Les Jeux paralympiques, l’objectif d’une vie

Jonathan Detrier : Pour l’instant, il y a un petit peu de public, mais ça reste très fermé. Cette compétition a été un peu plus médiatisée, c’est chouette pour la discipline qui est encore très méconnue. Finalement, en parler permet de démocratiser le sport et de sensibiliser au handicap ou encore de montrer qu’on peut faire du sport même en situation de handicap lourd.

Aurélien Vanderbergue : En Australie, la finale de la Coupe du monde a été diffusée en direct lors de la première Coupe du monde des clubs en juin dernier organisée à Bobigny par le club de Châtenay-Malabry. En France, l’ensemble de la compétition a été diffusé par Bein Sports et Sport… il y a une exposition de plus en plus forte, c’est important pour le développement de la discipline !

De manière globale, j’aimerais que le grand public continue de découvrir ce beau sport.

Jonathan Detrier : Arrivé aux Jeux paralympiques, c’est tout ce que je nous souhaite et je sais que c’est en pourparlers pour Brisbane en 2032. Pour 2028, on a loupé le coche. Mais il devrait y avoir un match de démonstration. C’est un sport qui, à regarder, peut être spectaculaire, alors que d’autres sports le sont un petit peu moins. Là, les gens qui découvrent ce sport sont toujours impressionnés. Ils aiment bien et ils voient qu’il y a de la précision, de la vitesse, de la stratégie, des passes, des tirs… Et même si c’est sur des roues, bah c’est du foot, quoi ! Or, le foot est le sport le plus répandu sur terre donc ce serait chouette que le foot-fauteuil puisse aussi briller.

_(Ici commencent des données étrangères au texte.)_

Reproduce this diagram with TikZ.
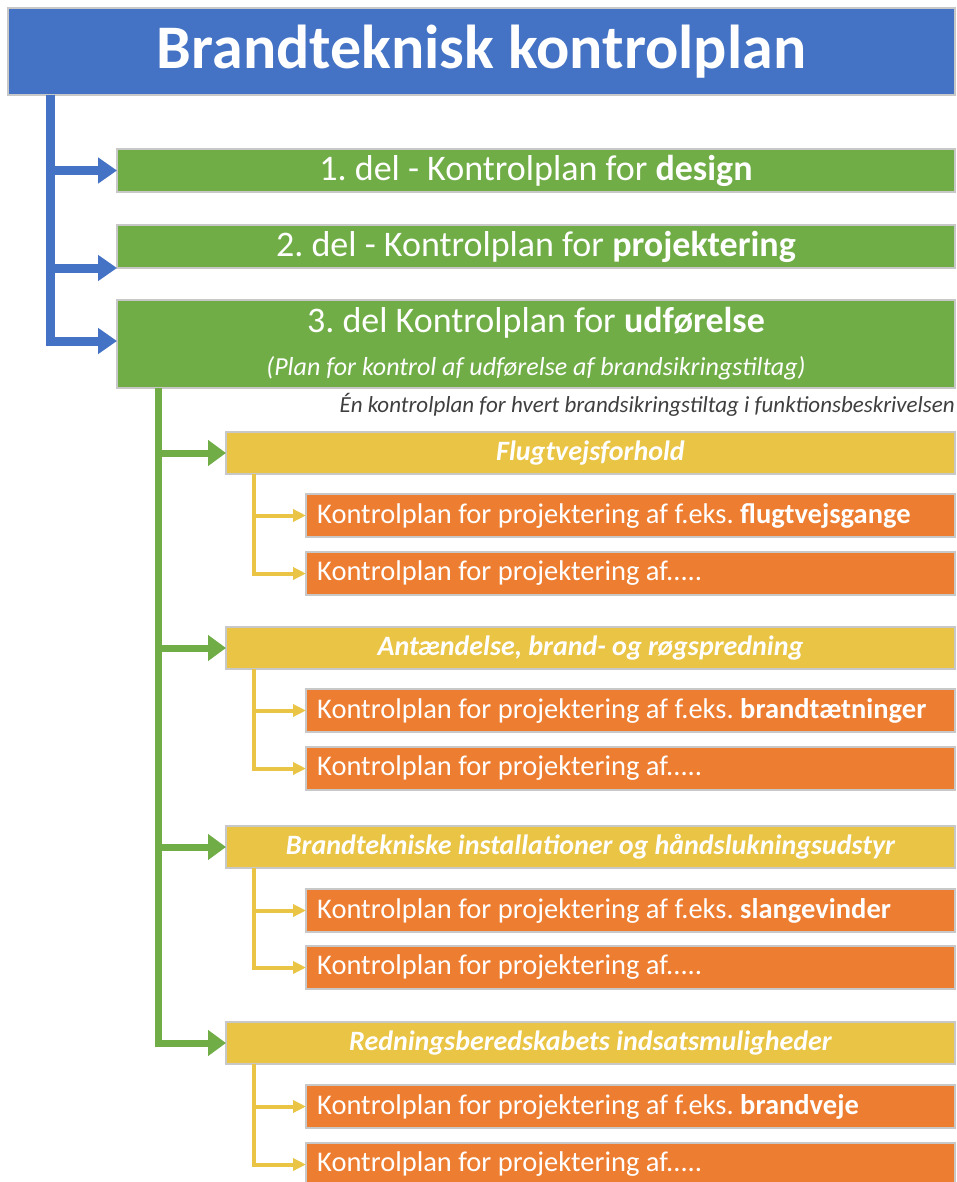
\documentclass[tikz,border=0pt]{standalone}
\usepackage{fontspec}
\setmainfont{Carlito}
\usetikzlibrary{arrows.meta}
\definecolor{tblue}{HTML}{4472C4}
\definecolor{tgreen}{HTML}{70AD47}
\definecolor{tyellow}{HTML}{E9C445}
\definecolor{torange}{HTML}{ED7D31}
\definecolor{boxline}{HTML}{C8C8C8}
\definecolor{notegray}{HTML}{3F3F3F}
\tikzset{
  box/.style={draw=boxline, line width=1.2pt, inner sep=0pt, outer sep=0pt, anchor=north west, text=white},
  titlebox/.style={box, fill=tblue, minimum width=947pt, minimum height=87pt, font=\fontsize{62}{68}\selectfont\bfseries},
  greenbox/.style={box, fill=tgreen, minimum width=838pt, minimum height=43pt, font=\fontsize{36}{40}\selectfont},
  yellowbox/.style={box, fill=tyellow, minimum width=729pt, minimum height=42pt, font=\fontsize{28}{33}\selectfont\bfseries\itshape},
  orangebox/.style={box, fill=torange, minimum height=43pt, minimum width=649pt},
  otext/.style={text=white, inner sep=0pt, anchor=west, font=\fontsize{28.5}{33}\selectfont},
  bluearrow/.style={draw=tblue, line width=9pt, -{Triangle[length=19pt,width=25pt]}},
  greenarrow/.style={draw=tgreen, line width=7pt, -{Triangle[length=18pt,width=25pt]}},
  yellowarrow/.style={draw=tyellow, line width=4pt, -{Triangle[length=13pt,width=12pt]}},
}
\begin{document}
\frenchspacing
\begin{tikzpicture}[x=1pt,y=-1pt]
\clip (0,0) rectangle (957,1182);
\fill[white] (0,0) rectangle (957,1182);

% title
\node[titlebox] (title) at (8,8) {\raisebox{-2pt}{Brandteknisk kontrolplan}};

% green boxes
\node[greenbox] (g1) at (117,149) {1. del - Kontrolplan for \textbf{design}};
\node[greenbox] (g2) at (117,225) {2. del - Kontrolplan for \textbf{projektering}};
\node[box, fill=tgreen, minimum width=838pt, minimum height=88pt] (g3) at (117,300) {};
\node[text=white, font=\fontsize{36}{40}\selectfont, inner sep=0pt] (g3a) at (536,323) {3. del Kontrolplan for \textbf{udførelse}};
\node[text=white, font=\fontsize{26}{30}\selectfont\itshape, inner sep=0pt] (g3b) at (536,368) {(Plan for kontrol af udførelse af brandsikringstiltag)};

% note
\node[text=notegray, font=\fontsize{23}{27}\selectfont\itshape, inner sep=0pt, anchor=east] (note) at (955,405) {Én kontrolplan for hvert brandsikringstiltag i funktionsbeskrivelsen};

% blue connectors
\coordinate (bt) at (50,95);
\draw[bluearrow] (bt) |- (g1.west);
\draw[bluearrow] (bt) |- (g2.south west);
\draw[bluearrow] (bt) |- ([yshift=3pt]g3.west);

% group 1
\node[yellowbox] (y1) at (226,432) {Flugtvejsforhold};
\node[orangebox] (o1a) at (306,494) {};
\node[otext] (o1at) at ([xshift=11pt]o1a.west) {Kontrolplan for projektering af f.eks. \textbf{flugtvejsgange}};
\node[orangebox] (o1b) at (306,552) {};
\node[otext] (o1bt) at ([xshift=11pt]o1b.west) {Kontrolplan for projektering af.....};
% group 2
\node[yellowbox] (y2) at (226,627) {Antændelse, brand- og røgspredning};
\node[orangebox] (o2a) at (306,689) {};
\node[otext] (o2at) at ([xshift=11pt]o2a.west) {Kontrolplan for projektering af f.eks. \textbf{brandtætninger}};
\node[orangebox] (o2b) at (306,747) {};
\node[otext] (o2bt) at ([xshift=11pt]o2b.west) {Kontrolplan for projektering af.....};
% group 3
\node[yellowbox] (y3) at (226,826) {Brandtekniske installationer og håndslukningsudstyr};
\node[orangebox] (o3a) at (306,889) {};
\node[otext] (o3at) at ([xshift=11pt]o3a.west) {Kontrolplan for projektering af f.eks. \textbf{slangevinder}};
\node[orangebox] (o3b) at (306,946) {};
\node[otext] (o3bt) at ([xshift=11pt]o3b.west) {Kontrolplan for projektering af.....};
% group 4
\node[yellowbox] (y4) at (226,1022) {Redningsberedskabets indsatsmuligheder};
\node[orangebox] (o4a) at (306,1085) {};
\node[otext] (o4at) at ([xshift=11pt]o4a.west) {Kontrolplan for projektering af f.eks. \textbf{brandveje}};
\node[orangebox] (o4b) at (306,1143) {};
\node[otext] (o4bt) at ([xshift=11pt]o4b.west) {Kontrolplan for projektering af.....};

% green connectors
\coordinate (gt) at (158,388);
\draw[greenarrow] (gt) |- (y1.west);
\draw[greenarrow] (gt) |- (y2.west);
\draw[greenarrow] (gt) |- (y3.west);
\draw[greenarrow] (gt) |- (y4.west);

% yellow connectors
\coordinate (yt1) at (254,474);
\draw[yellowarrow] (yt1) |- (o1a.west);
\draw[yellowarrow] (yt1) |- (o1b.west);
\coordinate (yt2) at (254,669);
\draw[yellowarrow] (yt2) |- (o2a.west);
\draw[yellowarrow] (yt2) |- (o2b.west);
\coordinate (yt3) at (254,868);
\draw[yellowarrow] (yt3) |- (o3a.west);
\draw[yellowarrow] (yt3) |- (o3b.west);
\coordinate (yt4) at (254,1064);
\draw[yellowarrow] (yt4) |- (o4a.west);
\draw[yellowarrow] (yt4) |- (o4b.west);
\end{tikzpicture}
\end{document}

Aurélien Vanderbergue : Pour Brisbane 2032, on va attendre le retour. Mais j’y crois, il faut faire confiance aux instances internationales, même si le foot-fauteuil est reconnu par le comité international paralympique sans être pour le moment intégré aux Jeux. Si ce n’est malheureusement pas pour 2032, j’ai la conviction que ça arrivera à un moment donné. De manière plus globale, j’aimerais que le grand public continue de découvrir ce beau sport, mais surtout que le foot fauteuil poursuive son développement et sa progression.